#### Short exercise
Copy exactly, and only, the lines below from the first through the one containing "W, H = 634, 704", both included; pictures are omitted.

** START Rows **

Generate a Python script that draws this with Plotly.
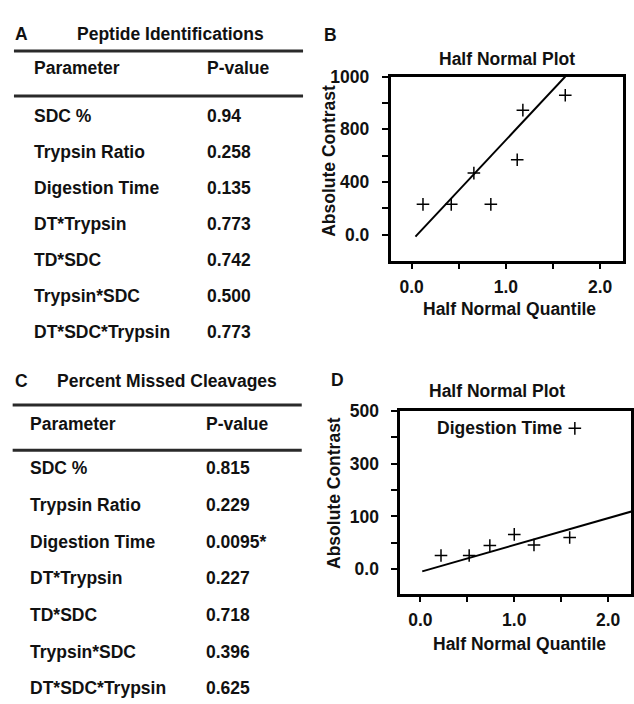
import plotly.graph_objects as go

W, H = 634, 704

# ---------------- data ----------------
pep_title = "Peptide Identifications"
mc_title = "Percent Missed Cleavages"
header = ["Parameter", "P-value"]
parameters = ["SDC %", "Trypsin Ratio", "Digestion Time", "DT*Trypsin",
              "TD*SDC", "Trypsin*SDC", "DT*SDC*Trypsin"]
pep_pvalues = ["0.94", "0.258", "0.135", "0.773", "0.742", "0.500", "0.773"]
mc_pvalues = ["0.815", "0.229", "0.0095*", "0.227", "0.718", "0.396", "0.625"]

# half normal plot B (peptide identifications)
b_quantile = [0.12, 0.42, 0.66, 0.84, 1.12, 1.18, 1.63]
b_contrast = [230, 230, 467, 230, 568, 945, 1058]
b_fit_x = [0.04, 1.63]
b_fit_y = [-15, 1200]
b_ytickvals = [0, 200, 400, 600, 800, 1000, 1200]
b_yticktext = ["0.0", "", "400", "", "800", "", "1000"]

# half normal plot D (missed cleavages)
d_quantile = [0.22, 0.52, 0.74, 1.00, 1.21, 1.59, 1.645]
d_contrast = [26, 26, 45, 66, 46, 60, 267]
d_fit_x = [0.02, 2.26]
d_fit_y = [-4, 110]
d_label = "Digestion Time"
d_ytickvals = [0, 50, 100, 150, 200, 250, 300]
d_yticktext = ["0.0", "", "100", "", "300", "", "500"]

xtickvals = [0, 0.5, 1.0, 1.5, 2.0]
xticktext = ["0.0", "", "1.0", "", "2.0"]

# ---------------- helpers ----------------
def px(x):
    return x / W

def py(y):
    return 1 - y / H

FONT = "Liberation Sans, Arial, sans-serif"
TXT = "#111111"
FS = 17.5

fig = go.Figure()

marker = dict(symbol="cross-thin", size=9, line=dict(width=1.5, color="black"), color="black")

fig.add_trace(go.Scatter(x=b_fit_x, y=b_fit_y, mode="lines", line=dict(color="black", width=2),
                         xaxis="x", yaxis="y", showlegend=False, hoverinfo="skip"))
fig.add_trace(go.Scatter(x=b_quantile, y=b_contrast, mode="markers", marker=marker,
                         xaxis="x", yaxis="y", showlegend=False))
fig.add_trace(go.Scatter(x=d_fit_x, y=d_fit_y, mode="lines", line=dict(color="black", width=2),
                         xaxis="x2", yaxis="y2", showlegend=False, hoverinfo="skip"))
fig.add_trace(go.Scatter(x=d_quantile, y=d_contrast, mode="markers", marker=marker,
                         xaxis="x2", yaxis="y2", showlegend=False))

axis_common = dict(showgrid=False, zeroline=False, showline=True, linecolor="black",
                   linewidth=3, mirror=True, ticks="outside", tickwidth=2,
                   tickcolor="black", tickfont=dict(family=FONT, size=FS, color=TXT),
                   tickmode="array")

def bold(lst):
    return [f"<b>{t}</b>" if t else "" for t in lst]

fig.update_layout(
    width=W, height=H, margin=dict(l=0, r=0, t=0, b=0),
    paper_bgcolor="white", plot_bgcolor="white",
    font=dict(family=FONT, size=FS, color=TXT),
    xaxis=dict(domain=[px(392), px(625)], anchor="y", range=[-0.222, 2.243],
               tickvals=xtickvals, ticktext=bold(xticktext),
               ticklen=5, ticklabelstandoff=3, **axis_common),
    yaxis=dict(domain=[py(255), py(67.5)], anchor="x", range=[-203, 1200],
               tickvals=b_ytickvals, ticktext=bold(b_yticktext),
               ticklen=6, ticklabelstandoff=9, **axis_common),
    xaxis2=dict(domain=[px(401.7), px(633)], anchor="y2", range=[-0.212, 2.243],
                tickvals=xtickvals, ticktext=bold(xticktext),
                ticklen=5, ticklabelstandoff=3, **axis_common),
    yaxis2=dict(domain=[py(592.3), py(406.7)], anchor="x2", range=[-46.7, 300],
                tickvals=d_ytickvals, ticktext=bold(d_yticktext),
                ticklen=6, ticklabelstandoff=9, **axis_common),
)

ann = []

def text(x, y, s, xanchor="left", angle=0, size=FS):
    ann.append(dict(x=px(x), y=py(y), xref="paper", yref="paper", text=f"<b>{s}</b>",
                    showarrow=False, xanchor=xanchor, yanchor="middle", textangle=angle,
                    font=dict(family=FONT, size=size, color=TXT)))

shapes = []

def hline(x0, x1, y):
    shapes.append(dict(type="line", xref="paper", yref="paper", x0=px(x0), x1=px(x1),
                       y0=py(y), y1=py(y), line=dict(color="#2a2a2a", width=3)))

# ---- table A ----
text(13, 24, "A")
text(75, 24, pep_title)
hline(14, 304, 41.7)
text(31.7, 59.3, header[0])
text(205.7, 59.3, header[1])
hline(14, 304, 87.3)
for i, (p, v) in enumerate(zip(parameters, pep_pvalues)):
    yy = 107.5 + i * 36.5
    text(31.7, yy, p)
    text(205.7, yy, v)

# ---- table C ----
text(13, 376, "C")
text(55, 376, mc_title)
hline(12.7, 302.7, 400.7)
text(28.3, 420, header[0])
text(205, 420, header[1])
hline(12.7, 302.7, 446.7)
for i, (p, v) in enumerate(zip(parameters, mc_pvalues)):
    yy = 465 + i * 37.2
    text(28.3, yy, p)
    text(205, yy, v)

# ---- plot B labels ----
text(323, 25, "B")
text(508.3, 49.3, "Half Normal Plot", xanchor="center")
text(330, 153, "Absolute Contrast", xanchor="center", angle=-90)
text(510.8, 303, "Half Normal Quantile", xanchor="center")

# ---- plot D labels ----
text(330, 375, "D")
text(498.7, 386.7, "Half Normal Plot", xanchor="center")
text(335, 490, "Absolute Contrast", xanchor="center", angle=-90)
text(520.7, 643.3, "Half Normal Quantile", xanchor="center")
ann.append(dict(x=d_quantile[-1], y=d_contrast[-1], xref="x2", yref="y2",
                text=f"<b>{d_label}</b>", showarrow=False, xanchor="right", yanchor="middle",
                xshift=-11, font=dict(family=FONT, size=FS, color=TXT)))

fig.update_layout(annotations=ann, shapes=shapes)

post = ("document.documentElement.style.margin='0';document.body.style.margin='0';"
        "document.body.style.padding='0';document.body.style.overflow='hidden';"
        "var gd=document.getElementById('{plot_id}');gd.style.position='fixed';"
        "gd.style.top='0px';gd.style.left='0px';gd.style.margin='0';")
fig.write_html("out.html", post_script=post, config={"displayModeBar": False})
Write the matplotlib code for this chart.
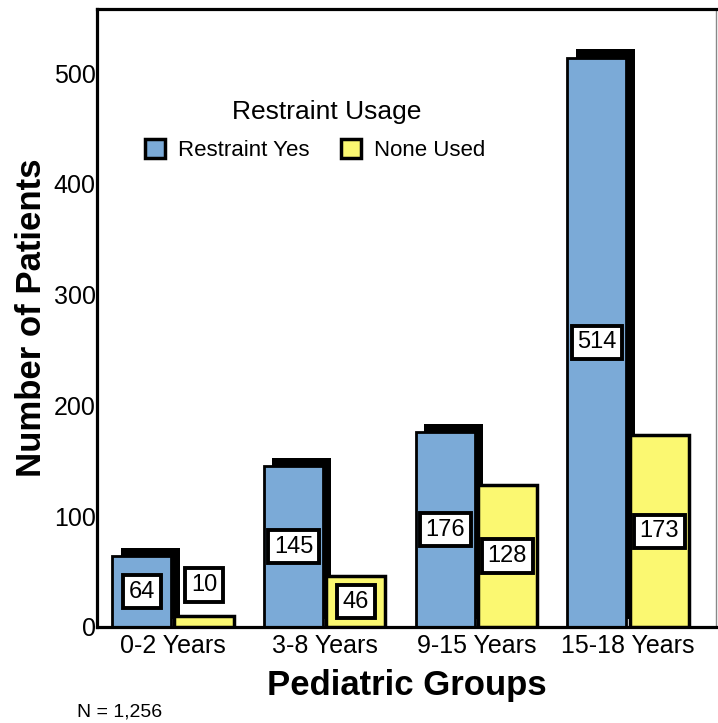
import numpy as np
import matplotlib
matplotlib.use('Agg')
import matplotlib.pyplot as plt
import matplotlib.patheffects as pe
from matplotlib.patches import Patch

plt.rcParams['font.family'] = ['Liberation Sans', 'DejaVu Sans']

groups = ['0-2 Years', '3-8 Years', '9-15 Years', '15-18 Years']
restraint_yes = [64, 145, 176, 514]
none_used = [10, 46, 128, 173]

blue = '#7BAAD7'
yellow = '#FBF871'

fig = plt.figure(figsize=(7.18, 7.23), dpi=100)
ax = fig.add_axes([97 / 718, 1 - 627 / 723, 619 / 718, 618 / 723])

x = np.arange(len(groups))
w = 0.39
off = 0.205

shadow = [pe.SimplePatchShadow(offset=(6, 6), shadow_rgbFace='black', alpha=1.0), pe.Normal()]
b1 = ax.bar(x - off, restraint_yes, w, color=blue, edgecolor='black', linewidth=2, zorder=2)
for p in b1:
    p.set_path_effects(shadow)
b2 = ax.bar(x + off, none_used, w, color=yellow, edgecolor='black', linewidth=2.5, zorder=3)

# value boxes, small bars get the label above the bar
def put_label(xpos, h):
    ypos = h / 2 if h > 30 else h + 28
    ax.text(xpos, ypos, str(h), ha='center', va='center', fontsize=17, zorder=5,
            bbox=dict(boxstyle='square,pad=0.24', facecolor='white', edgecolor='black', linewidth=2.8))

for xi, h in zip(x - off, restraint_yes):
    put_label(xi, h)
for xi, h in zip(x + off, none_used):
    put_label(xi, h)

ax.set_xlim(-0.5, 3.58)
ax.set_ylim(0, 558)
ax.set_yticks([0, 100, 200, 300, 400, 500])
ax.set_xticks(x)
ax.set_xticklabels(groups)
ax.tick_params(axis='both', length=0, labelsize=18)
ax.tick_params(axis='y', pad=1)
ax.tick_params(axis='x', pad=5)

for s in ['left', 'top', 'bottom']:
    ax.spines[s].set_linewidth(2.3)
ax.spines['right'].set_linewidth(1)
ax.spines['right'].set_color('#888888')

ax.set_xlabel('Pediatric Groups', fontsize=25, fontweight='bold', labelpad=8)
ax.set_ylabel('Number of Patients', fontsize=25, fontweight='bold', labelpad=4)

handles = [Patch(facecolor=blue, edgecolor='black', linewidth=2.5, label='Restraint Yes'),
           Patch(facecolor=yellow, edgecolor='black', linewidth=2.5, label='None Used')]
leg = ax.legend(handles=handles, ncol=2, frameon=False,
                loc='center', bbox_to_anchor=((315 - 97) / 619, (627 - 150) / 618), fontsize=16,
                handlelength=0.9, handleheight=0.9,
                handletextpad=0.6, columnspacing=1.4)
ax.text((327 - 97) / 619, (627 - 112) / 618, 'Restraint Usage', transform=ax.transAxes,
        ha='center', va='center', fontsize=19)

fig.text(77 / 718, 1 - 712 / 723, 'N = 1,256', fontsize=14, va='center', ha='left')

fig.savefig('out.png', dpi=100)
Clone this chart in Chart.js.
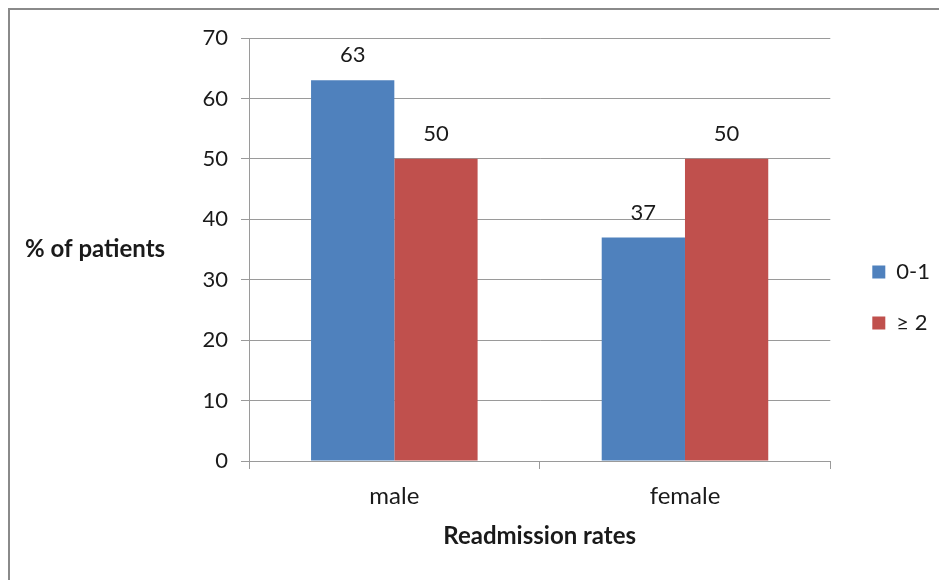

** END Rows **

#### Full solution
Generate a Python script that draws this with Plotly.
import plotly.graph_objects as go

W, H = 634, 704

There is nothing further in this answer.